-- SUPPLIED INFORMATION --
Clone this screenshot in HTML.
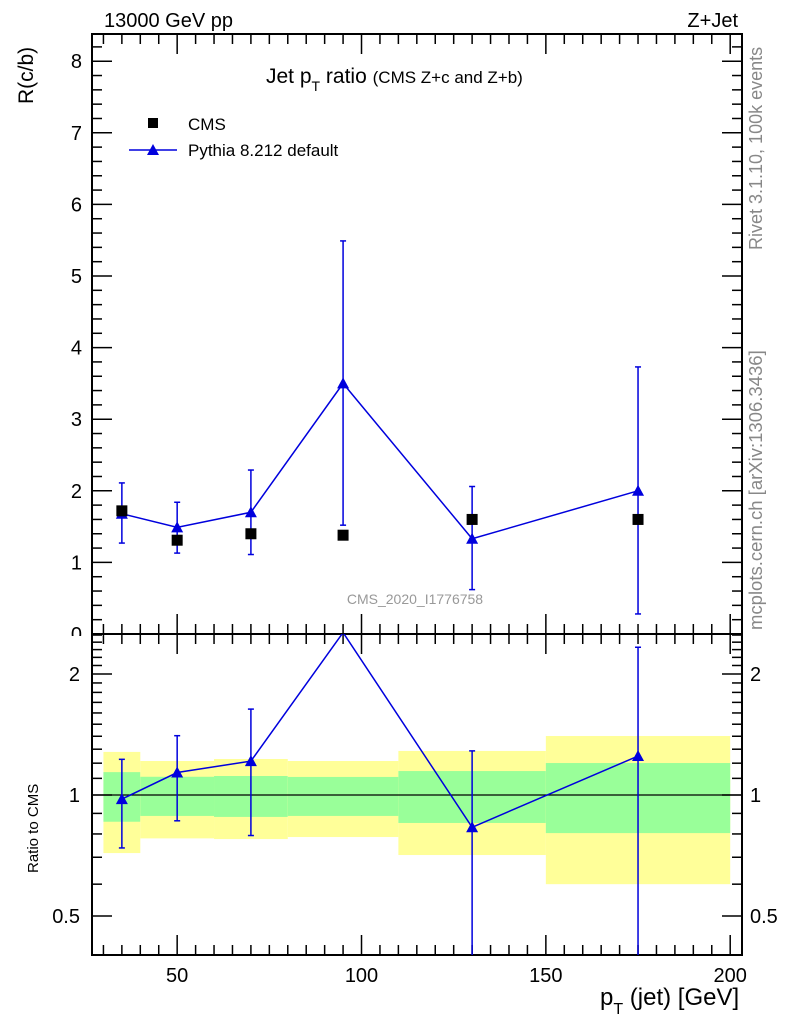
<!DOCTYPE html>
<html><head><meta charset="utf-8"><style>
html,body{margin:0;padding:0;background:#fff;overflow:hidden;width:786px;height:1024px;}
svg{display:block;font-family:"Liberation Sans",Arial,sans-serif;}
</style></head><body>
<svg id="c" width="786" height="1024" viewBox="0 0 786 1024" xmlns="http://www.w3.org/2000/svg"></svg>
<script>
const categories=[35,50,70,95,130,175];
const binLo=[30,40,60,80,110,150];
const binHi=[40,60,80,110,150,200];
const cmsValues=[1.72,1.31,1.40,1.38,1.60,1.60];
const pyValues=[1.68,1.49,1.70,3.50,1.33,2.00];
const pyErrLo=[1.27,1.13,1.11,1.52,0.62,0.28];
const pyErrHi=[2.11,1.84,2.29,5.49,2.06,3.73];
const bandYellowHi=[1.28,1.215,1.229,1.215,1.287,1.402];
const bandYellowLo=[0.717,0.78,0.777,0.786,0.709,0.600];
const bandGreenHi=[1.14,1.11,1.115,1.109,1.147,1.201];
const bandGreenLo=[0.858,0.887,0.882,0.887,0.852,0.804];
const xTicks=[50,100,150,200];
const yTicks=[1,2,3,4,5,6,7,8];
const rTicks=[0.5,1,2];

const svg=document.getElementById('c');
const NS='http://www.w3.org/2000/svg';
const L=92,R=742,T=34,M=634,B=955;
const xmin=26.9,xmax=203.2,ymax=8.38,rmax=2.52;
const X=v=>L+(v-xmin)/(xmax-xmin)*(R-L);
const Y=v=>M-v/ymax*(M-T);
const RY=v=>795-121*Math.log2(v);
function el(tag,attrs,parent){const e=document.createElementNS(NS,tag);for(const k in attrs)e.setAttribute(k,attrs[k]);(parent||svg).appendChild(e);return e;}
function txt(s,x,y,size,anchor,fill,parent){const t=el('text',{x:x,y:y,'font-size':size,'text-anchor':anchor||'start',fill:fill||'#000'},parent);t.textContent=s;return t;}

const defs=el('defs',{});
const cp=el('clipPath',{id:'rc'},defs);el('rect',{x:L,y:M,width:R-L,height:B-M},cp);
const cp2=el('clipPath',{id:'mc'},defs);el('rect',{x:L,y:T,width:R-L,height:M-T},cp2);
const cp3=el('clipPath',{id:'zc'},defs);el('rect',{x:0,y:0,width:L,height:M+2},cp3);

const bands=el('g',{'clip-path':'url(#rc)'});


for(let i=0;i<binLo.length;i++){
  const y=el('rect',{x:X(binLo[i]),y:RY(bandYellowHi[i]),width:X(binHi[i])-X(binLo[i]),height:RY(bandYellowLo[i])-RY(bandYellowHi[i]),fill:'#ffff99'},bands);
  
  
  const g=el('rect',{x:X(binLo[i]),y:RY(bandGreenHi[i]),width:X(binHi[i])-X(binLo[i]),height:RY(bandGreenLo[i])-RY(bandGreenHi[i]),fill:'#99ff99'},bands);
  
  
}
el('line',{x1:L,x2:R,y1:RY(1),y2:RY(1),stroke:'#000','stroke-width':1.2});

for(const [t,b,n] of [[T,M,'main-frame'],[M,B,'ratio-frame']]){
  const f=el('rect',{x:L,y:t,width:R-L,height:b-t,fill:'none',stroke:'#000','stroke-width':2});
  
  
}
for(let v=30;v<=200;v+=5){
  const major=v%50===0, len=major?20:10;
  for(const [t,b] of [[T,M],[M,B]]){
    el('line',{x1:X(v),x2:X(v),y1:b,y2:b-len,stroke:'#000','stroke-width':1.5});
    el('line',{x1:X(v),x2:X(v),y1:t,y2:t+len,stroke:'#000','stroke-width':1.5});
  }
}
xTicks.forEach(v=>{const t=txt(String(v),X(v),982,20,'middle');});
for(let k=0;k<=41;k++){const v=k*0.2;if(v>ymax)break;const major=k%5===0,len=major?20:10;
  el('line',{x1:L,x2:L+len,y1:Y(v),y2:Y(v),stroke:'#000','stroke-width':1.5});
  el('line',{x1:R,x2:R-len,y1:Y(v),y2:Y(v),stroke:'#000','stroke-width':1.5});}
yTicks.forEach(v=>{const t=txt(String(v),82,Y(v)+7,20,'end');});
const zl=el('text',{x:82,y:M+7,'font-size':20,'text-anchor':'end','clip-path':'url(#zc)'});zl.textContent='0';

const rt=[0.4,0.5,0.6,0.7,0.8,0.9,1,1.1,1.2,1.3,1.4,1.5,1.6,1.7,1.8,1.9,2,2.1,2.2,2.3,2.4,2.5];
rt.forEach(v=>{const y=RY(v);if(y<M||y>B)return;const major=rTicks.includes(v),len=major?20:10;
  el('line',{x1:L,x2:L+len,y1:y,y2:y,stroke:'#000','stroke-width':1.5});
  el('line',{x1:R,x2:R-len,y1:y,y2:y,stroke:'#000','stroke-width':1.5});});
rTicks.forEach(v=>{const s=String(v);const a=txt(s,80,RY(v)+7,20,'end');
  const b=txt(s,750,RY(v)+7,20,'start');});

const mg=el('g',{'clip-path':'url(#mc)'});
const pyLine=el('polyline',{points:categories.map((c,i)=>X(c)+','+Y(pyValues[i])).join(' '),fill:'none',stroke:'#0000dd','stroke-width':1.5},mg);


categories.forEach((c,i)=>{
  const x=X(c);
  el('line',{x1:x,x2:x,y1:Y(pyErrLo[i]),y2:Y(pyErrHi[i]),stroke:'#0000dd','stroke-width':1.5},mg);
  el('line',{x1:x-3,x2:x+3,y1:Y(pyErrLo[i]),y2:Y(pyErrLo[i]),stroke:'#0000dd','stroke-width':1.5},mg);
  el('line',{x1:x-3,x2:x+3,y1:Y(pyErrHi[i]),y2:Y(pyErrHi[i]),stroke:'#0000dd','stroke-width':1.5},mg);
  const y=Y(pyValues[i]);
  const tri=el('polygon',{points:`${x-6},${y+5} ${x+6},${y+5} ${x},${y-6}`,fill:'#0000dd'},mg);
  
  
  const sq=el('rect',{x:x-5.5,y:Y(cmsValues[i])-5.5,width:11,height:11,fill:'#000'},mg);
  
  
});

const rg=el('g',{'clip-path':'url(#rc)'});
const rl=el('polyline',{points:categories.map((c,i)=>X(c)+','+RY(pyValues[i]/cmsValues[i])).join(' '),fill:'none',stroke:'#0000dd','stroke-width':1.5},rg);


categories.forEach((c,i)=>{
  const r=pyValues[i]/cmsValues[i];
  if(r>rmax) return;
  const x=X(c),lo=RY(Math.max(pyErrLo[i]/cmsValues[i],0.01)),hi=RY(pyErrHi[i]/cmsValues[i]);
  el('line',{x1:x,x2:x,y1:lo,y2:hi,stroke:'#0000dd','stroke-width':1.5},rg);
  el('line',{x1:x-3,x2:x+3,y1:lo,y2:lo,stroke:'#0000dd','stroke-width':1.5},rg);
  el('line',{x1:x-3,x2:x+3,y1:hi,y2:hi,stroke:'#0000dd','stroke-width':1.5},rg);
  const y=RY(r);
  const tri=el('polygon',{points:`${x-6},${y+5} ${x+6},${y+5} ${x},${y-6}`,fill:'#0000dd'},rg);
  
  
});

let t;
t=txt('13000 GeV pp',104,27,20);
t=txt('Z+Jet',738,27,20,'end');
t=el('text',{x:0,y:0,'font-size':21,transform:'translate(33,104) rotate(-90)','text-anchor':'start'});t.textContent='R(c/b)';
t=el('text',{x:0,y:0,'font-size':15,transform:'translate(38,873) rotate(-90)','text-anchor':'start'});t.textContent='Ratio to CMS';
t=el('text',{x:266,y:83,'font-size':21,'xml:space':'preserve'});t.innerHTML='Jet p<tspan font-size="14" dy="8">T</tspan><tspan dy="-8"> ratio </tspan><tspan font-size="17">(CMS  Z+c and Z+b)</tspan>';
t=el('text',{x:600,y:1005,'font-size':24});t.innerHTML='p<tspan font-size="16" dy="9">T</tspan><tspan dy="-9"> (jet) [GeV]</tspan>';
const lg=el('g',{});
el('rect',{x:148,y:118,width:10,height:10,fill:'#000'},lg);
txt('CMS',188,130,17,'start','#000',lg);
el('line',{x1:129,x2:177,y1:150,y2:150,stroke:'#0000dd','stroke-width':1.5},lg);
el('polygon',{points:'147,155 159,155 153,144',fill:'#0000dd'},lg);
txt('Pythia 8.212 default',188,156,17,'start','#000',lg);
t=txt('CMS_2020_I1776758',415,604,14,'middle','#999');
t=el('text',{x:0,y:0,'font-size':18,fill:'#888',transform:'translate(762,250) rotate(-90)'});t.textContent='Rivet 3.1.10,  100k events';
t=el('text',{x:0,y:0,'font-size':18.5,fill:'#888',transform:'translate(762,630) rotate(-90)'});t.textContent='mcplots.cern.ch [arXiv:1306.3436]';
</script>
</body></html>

-- TASK GOAL --
Extract, word for word, each line from the top of the data down to and including the line with "const rTicks=[0.5,1,2];"; skip the pictures.

-- RESULT OF THIS EXERCISE --
Clone this screenshot in HTML.
<!DOCTYPE html>
<html><head><meta charset="utf-8"><style>
html,body{margin:0;padding:0;background:#fff;overflow:hidden;width:786px;height:1024px;}
svg{display:block;font-family:"Liberation Sans",Arial,sans-serif;}
</style></head><body>
<svg id="c" width="786" height="1024" viewBox="0 0 786 1024" xmlns="http://www.w3.org/2000/svg"></svg>
<script>
const categories=[35,50,70,95,130,175];
const binLo=[30,40,60,80,110,150];
const binHi=[40,60,80,110,150,200];
const cmsValues=[1.72,1.31,1.40,1.38,1.60,1.60];
const pyValues=[1.68,1.49,1.70,3.50,1.33,2.00];
const pyErrLo=[1.27,1.13,1.11,1.52,0.62,0.28];
const pyErrHi=[2.11,1.84,2.29,5.49,2.06,3.73];
const bandYellowHi=[1.28,1.215,1.229,1.215,1.287,1.402];
const bandYellowLo=[0.717,0.78,0.777,0.786,0.709,0.600];
const bandGreenHi=[1.14,1.11,1.115,1.109,1.147,1.201];
const bandGreenLo=[0.858,0.887,0.882,0.887,0.852,0.804];
const xTicks=[50,100,150,200];
const yTicks=[1,2,3,4,5,6,7,8];
const rTicks=[0.5,1,2];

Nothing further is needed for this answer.